Interrogé de prime à bord sur les raisons du retard de l’amorçage de la régionalisation avancée, M. Sehimi explique qu’elles sont diverses, mais identifiables. «Après la Constitution de 2011, il fallait attendre l’organisation des élections législatives en septembre 2015 pour la concrétisation du dispositif détaillé dans l’article 135 afin de mettre en place les collectivités locales». C’est le premier facteur de retard soulevé par le politologue. Ensuite, de 2015 à aujourd’hui, l’on peine toujours à mettre sur pied les régions, à les implémenter en leur donnant les moyens nécessaires, ajoute M. Sehimi, avant d’insister sur un autre facteur tout aussi important qui est la rigidité politique et administrative. «Nous sommes formatés pour un État unitaire et central, les acteurs eux ne sont pas prêts à changer de paradigme et de modèle pour se risquer dans une régionalisation qui n’est pas encore maîtrisée», explique l’invité de Rachid Hallaouy. Selon lui, les acteurs clés dans ce processus font de la «résistance au changement».
Comment faire pour sortir de cette situation ?
Pour M. Sehimi, la réponse est claire : il faut du volontarisme politique.
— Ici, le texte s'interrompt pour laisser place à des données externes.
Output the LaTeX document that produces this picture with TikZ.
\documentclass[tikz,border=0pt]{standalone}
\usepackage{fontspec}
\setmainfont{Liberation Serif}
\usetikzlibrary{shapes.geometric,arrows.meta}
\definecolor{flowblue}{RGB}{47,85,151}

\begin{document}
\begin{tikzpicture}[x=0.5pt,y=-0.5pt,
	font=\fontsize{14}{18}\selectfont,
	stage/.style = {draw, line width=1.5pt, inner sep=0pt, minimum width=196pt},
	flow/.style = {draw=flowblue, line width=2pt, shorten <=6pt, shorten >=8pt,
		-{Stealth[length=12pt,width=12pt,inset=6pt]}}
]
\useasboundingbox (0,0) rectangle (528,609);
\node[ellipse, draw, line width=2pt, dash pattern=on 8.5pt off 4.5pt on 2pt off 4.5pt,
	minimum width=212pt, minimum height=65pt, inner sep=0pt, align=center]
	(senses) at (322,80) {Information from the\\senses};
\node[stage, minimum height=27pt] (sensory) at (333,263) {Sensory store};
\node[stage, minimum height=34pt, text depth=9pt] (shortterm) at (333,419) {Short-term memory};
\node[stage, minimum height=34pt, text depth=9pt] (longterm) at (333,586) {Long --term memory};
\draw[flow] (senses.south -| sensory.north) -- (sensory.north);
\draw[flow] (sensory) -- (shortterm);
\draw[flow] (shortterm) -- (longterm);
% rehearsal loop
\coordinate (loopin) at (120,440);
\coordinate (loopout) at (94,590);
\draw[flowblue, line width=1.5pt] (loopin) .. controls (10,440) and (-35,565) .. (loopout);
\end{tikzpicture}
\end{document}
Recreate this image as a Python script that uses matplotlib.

Il a ainsi déploré un manque de prise d’initiative de la part des politiques et d’anticipation des réformes. Le politologue a tenu également à tirer la sonnette d’alarme en indiquant que l’attractivité de la régionalisation est en train de perdre de sa dimension et de sa nature. «Aujourd’hui, si vous faites un sondage auprès des élus et des citoyens, ils vous diront que rien n’est constaté sur le terrain», s’inquiète M. Sehimi.Côté législation, l’invité de Rachid Hallaouy a tenu à rappeler la loi organique de juillet 2015 relative aux régions et qui érige celles-ci en collectivités territoriales de droit public, dotée de la personnalité morale, de l’autonomie administrative et de l’autonomie financière, et constituant l’un des niveaux de l’organisation territoriale décentralisée du Royaume, fondée sur une régionalisation avancée. En plus, le gouvernement a adopté une dizaine de textes dans le même contexte, mais il en manque encore, s’écrie M. Sehimi. Et d’ajouter que ces textes devront par la suite être appliqués, notamment en ce qui concerne la répartition des compétences entre celles propres aux régions (fiscalité, environnement, travail, tourisme…), celles partagées entre l’État et les régions et, en dernier lieu, les compétences transférables au fur et à mesure de l’état d’avancement du développement des régions.Un modèle de démocratie politique et participative
C’est l’esprit même de la régionalisation avancée, insiste M. Sehimi. «Nous avons les nouvelles collectivités territoriales avec des élus provenant des urnes, c’est bien là l’expression de la démocratie. Il y a même la possibilité d’élargir le champ vers une démocratie participative telle que définie par la Constitution et qui donne notamment aux citoyens la possibilité de faire des pétitions sur tel ou tel problème de leur région», note-t-il. C’est d’ailleurs l’un des acquis de la nouvelle Constitution qui donne aux électeurs le droit d’interpeller les élus à travers des pétitions.Une élite de leaders
La régionalisation avancée se fera aussi par des leaders. Le président de la région doit avoir une capacité d’entrainement, une crédibilité et une capacité de gérer au niveau interne et d'assumer son rôle d’interlocuteur auprès des administrations centrales et des acteurs économiques pour défendre les intérêts de sa région. À côté du président de la région, M. Sehimi insiste sur le rôle des élites politiques régionales et la nécessité pour les partis politiques de sortir de leur modèle centralisé et de raisonner suivant un modèle régional. «Il faut promouvoir une nouvelle élite régionale, soit de l’intérieur de partis politiques prêts à se lancer dans une réforme de la structure centralisée, soit via une mobilisation des élites régionales pour investir le champ politique», explique le politologue qui reste convaincu que la régionalisation est l’avenir du Maroc et qu’il faut du patriotisme régional pour relever le défi.